Your instructions: Pull out every line below that contains the word "this".

BEGIN Given data

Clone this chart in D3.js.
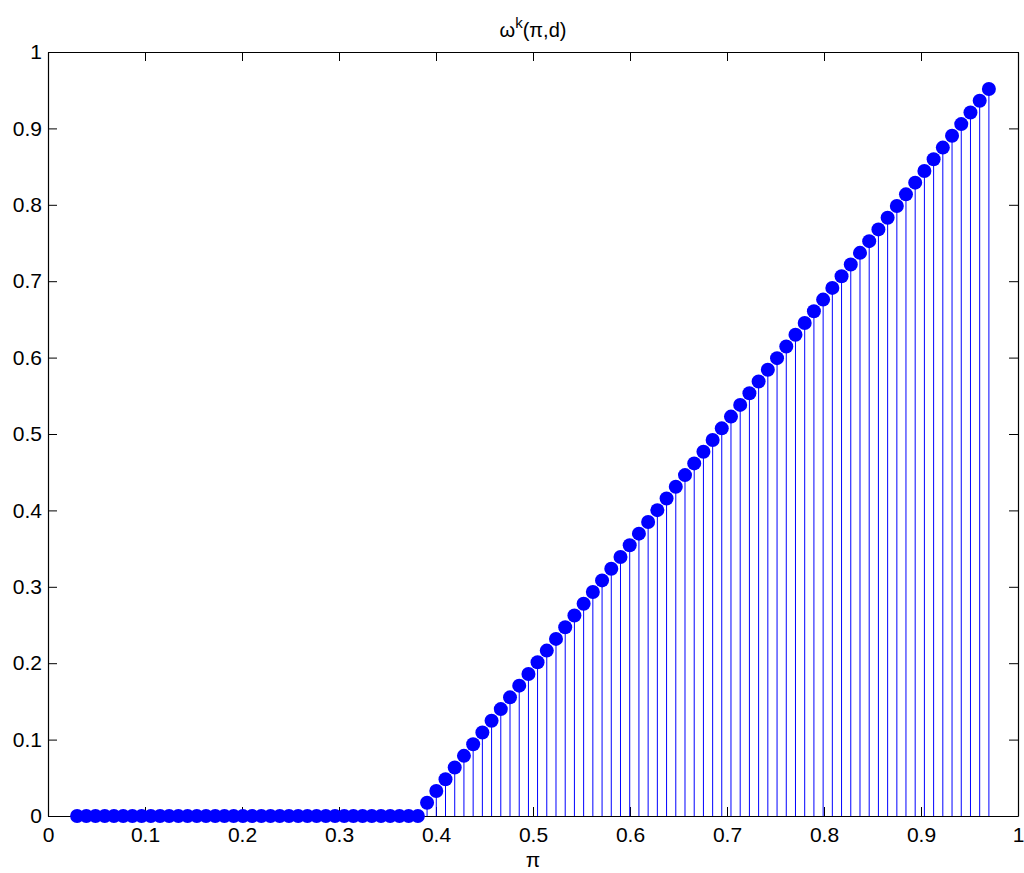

END Given data
BEGIN Given data

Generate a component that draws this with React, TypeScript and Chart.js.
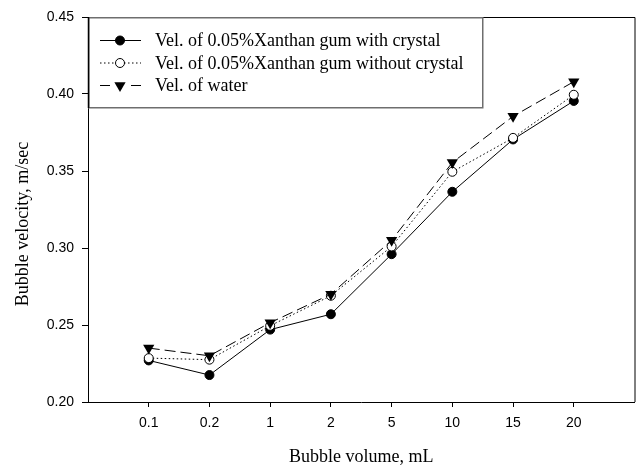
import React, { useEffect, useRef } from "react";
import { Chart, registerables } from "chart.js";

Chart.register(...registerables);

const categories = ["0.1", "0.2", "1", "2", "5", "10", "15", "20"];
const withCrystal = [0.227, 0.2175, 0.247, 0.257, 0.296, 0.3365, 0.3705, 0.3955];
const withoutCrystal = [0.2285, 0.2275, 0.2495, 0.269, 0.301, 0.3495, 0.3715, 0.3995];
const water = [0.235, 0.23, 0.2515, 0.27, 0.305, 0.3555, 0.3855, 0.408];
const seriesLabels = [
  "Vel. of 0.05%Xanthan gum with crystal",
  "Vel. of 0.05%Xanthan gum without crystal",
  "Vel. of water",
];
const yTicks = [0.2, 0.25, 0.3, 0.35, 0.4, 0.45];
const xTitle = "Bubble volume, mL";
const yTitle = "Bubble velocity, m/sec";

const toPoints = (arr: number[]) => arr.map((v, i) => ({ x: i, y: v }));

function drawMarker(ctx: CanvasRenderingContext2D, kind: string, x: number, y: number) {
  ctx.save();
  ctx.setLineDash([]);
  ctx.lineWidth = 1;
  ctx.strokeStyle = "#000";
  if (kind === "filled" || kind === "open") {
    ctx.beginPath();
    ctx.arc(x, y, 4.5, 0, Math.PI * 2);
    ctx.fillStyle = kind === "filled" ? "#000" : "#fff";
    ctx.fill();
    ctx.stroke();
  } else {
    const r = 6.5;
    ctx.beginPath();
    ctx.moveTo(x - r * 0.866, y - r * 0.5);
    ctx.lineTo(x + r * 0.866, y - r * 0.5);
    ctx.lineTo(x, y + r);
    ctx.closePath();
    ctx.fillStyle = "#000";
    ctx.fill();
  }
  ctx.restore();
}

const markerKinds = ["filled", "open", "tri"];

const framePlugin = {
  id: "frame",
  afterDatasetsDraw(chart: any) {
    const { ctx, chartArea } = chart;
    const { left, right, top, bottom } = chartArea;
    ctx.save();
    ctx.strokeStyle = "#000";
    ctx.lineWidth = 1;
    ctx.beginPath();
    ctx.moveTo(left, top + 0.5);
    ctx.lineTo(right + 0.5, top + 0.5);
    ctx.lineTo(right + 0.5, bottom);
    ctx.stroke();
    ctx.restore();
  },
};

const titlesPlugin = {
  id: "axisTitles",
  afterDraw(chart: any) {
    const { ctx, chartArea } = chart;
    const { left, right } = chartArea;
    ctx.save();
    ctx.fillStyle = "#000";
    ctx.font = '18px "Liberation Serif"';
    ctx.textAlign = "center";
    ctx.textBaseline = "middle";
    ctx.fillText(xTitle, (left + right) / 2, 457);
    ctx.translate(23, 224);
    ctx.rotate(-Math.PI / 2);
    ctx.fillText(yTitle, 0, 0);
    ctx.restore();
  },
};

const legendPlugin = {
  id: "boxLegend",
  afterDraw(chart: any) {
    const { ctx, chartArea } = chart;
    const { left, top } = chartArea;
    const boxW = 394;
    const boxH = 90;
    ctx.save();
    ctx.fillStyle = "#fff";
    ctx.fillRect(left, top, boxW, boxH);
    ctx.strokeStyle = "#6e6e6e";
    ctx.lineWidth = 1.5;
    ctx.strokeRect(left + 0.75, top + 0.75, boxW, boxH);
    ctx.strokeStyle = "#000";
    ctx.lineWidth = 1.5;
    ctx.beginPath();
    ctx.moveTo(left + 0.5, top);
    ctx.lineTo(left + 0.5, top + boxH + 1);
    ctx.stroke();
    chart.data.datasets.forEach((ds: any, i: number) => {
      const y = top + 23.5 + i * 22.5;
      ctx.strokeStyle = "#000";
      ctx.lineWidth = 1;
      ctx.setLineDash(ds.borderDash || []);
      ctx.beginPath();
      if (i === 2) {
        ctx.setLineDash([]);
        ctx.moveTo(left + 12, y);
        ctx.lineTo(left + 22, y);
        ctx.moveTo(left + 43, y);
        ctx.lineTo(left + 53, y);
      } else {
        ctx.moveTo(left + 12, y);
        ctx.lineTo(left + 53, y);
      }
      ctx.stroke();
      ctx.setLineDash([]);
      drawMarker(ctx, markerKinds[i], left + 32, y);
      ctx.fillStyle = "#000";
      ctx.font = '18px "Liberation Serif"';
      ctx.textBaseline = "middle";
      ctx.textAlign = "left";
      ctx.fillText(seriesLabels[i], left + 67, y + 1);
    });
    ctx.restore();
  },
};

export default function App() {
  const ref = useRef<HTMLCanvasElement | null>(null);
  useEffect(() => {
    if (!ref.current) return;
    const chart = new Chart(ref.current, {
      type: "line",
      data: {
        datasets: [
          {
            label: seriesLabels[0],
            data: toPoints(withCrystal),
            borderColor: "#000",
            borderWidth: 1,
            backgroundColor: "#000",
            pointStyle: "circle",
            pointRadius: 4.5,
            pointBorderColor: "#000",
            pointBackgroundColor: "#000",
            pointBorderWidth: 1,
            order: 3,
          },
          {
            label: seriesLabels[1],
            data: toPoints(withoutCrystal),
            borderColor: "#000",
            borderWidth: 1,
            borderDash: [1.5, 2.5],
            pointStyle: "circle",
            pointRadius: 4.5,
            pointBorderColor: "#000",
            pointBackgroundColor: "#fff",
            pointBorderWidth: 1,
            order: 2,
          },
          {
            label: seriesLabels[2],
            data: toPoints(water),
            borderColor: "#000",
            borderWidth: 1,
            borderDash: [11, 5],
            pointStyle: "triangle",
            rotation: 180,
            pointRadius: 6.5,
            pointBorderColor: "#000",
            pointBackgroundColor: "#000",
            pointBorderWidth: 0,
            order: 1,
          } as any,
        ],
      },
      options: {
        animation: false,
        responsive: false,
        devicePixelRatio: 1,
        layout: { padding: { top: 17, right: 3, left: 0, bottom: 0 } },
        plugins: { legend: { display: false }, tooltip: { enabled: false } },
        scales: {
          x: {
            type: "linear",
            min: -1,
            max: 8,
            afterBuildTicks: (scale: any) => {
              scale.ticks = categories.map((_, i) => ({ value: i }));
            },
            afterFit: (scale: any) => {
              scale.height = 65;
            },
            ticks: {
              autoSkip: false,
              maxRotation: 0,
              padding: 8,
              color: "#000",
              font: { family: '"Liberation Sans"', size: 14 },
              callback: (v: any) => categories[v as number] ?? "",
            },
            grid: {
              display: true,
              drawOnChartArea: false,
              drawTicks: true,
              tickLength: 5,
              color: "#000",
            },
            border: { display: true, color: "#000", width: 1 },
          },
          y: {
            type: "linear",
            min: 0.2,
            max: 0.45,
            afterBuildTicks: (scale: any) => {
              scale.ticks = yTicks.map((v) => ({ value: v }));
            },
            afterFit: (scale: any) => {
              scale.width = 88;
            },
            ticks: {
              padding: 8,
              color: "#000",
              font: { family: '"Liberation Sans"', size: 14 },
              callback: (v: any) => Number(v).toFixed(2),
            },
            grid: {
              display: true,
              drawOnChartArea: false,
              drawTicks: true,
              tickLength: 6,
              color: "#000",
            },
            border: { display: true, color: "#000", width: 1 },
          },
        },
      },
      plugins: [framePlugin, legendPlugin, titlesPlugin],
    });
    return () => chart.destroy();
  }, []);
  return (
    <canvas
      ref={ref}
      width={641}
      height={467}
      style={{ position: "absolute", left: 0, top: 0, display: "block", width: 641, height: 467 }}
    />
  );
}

END Given data
BEGIN Given data

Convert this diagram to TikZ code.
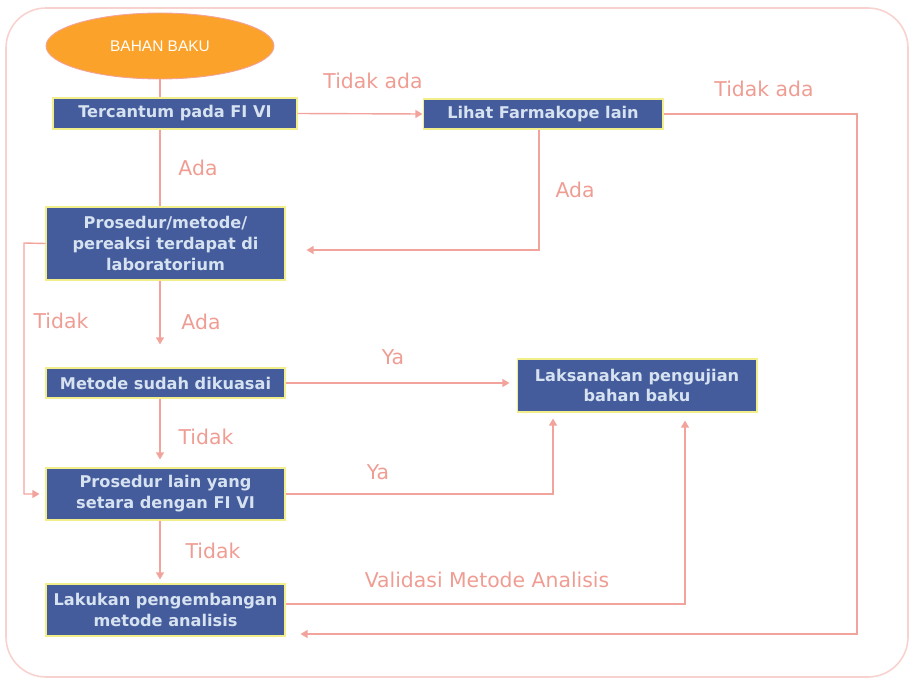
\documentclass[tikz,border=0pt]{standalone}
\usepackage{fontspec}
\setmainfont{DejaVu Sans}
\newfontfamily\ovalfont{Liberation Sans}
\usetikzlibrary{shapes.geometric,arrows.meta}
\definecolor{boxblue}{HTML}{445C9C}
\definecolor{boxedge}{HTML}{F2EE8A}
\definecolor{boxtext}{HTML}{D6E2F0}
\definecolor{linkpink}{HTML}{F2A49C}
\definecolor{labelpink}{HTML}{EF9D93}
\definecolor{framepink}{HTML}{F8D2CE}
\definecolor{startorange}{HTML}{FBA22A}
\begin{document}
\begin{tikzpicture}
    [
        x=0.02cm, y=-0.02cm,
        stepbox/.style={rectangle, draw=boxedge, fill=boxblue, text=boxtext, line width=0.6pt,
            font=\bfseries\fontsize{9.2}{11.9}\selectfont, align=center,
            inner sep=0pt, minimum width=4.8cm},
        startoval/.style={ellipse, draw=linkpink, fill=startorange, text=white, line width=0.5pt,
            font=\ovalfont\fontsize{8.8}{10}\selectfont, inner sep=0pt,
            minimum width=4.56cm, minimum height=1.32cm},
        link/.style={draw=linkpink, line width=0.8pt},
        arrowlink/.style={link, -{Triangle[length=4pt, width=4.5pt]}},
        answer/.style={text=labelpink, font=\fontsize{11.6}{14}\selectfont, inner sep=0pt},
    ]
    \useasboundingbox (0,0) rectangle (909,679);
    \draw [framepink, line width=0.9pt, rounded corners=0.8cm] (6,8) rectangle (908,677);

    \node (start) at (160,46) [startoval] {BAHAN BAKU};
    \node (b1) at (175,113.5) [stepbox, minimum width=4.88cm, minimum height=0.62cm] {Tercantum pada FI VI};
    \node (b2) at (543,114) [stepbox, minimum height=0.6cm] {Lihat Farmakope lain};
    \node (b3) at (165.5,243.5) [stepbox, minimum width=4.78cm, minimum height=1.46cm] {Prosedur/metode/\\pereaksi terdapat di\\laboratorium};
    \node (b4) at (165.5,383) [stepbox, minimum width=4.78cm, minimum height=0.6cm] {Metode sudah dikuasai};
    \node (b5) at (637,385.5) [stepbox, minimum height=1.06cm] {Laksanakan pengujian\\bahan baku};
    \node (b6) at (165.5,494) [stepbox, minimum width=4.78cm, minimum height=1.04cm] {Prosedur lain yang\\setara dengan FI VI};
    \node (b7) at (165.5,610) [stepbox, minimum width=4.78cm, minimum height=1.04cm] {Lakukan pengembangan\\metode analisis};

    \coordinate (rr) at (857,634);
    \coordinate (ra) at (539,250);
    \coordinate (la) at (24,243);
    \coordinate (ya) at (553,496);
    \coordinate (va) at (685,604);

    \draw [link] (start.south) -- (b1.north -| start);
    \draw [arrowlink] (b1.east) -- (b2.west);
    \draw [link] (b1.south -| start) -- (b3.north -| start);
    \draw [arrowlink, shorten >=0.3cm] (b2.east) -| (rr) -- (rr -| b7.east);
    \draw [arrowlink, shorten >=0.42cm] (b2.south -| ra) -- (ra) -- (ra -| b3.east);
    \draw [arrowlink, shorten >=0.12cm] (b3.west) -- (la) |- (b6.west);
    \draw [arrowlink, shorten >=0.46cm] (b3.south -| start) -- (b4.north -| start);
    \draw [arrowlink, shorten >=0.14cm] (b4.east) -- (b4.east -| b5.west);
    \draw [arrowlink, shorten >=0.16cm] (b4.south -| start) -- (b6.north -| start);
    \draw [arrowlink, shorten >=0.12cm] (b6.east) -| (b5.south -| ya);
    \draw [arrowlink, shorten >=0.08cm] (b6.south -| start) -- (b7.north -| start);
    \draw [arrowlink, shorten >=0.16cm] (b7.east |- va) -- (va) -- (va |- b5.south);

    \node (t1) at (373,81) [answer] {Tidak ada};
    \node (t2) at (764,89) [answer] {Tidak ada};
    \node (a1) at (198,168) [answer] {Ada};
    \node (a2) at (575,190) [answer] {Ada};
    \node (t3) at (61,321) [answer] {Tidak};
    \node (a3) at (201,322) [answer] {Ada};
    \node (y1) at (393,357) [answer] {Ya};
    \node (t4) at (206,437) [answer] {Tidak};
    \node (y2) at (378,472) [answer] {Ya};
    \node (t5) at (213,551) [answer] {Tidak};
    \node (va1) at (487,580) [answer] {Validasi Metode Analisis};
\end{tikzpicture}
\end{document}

END Given data

Output of the task:
Clone this chart in D3.js.
Generate a component that draws this with React, TypeScript and Chart.js.
Convert this diagram to TikZ code.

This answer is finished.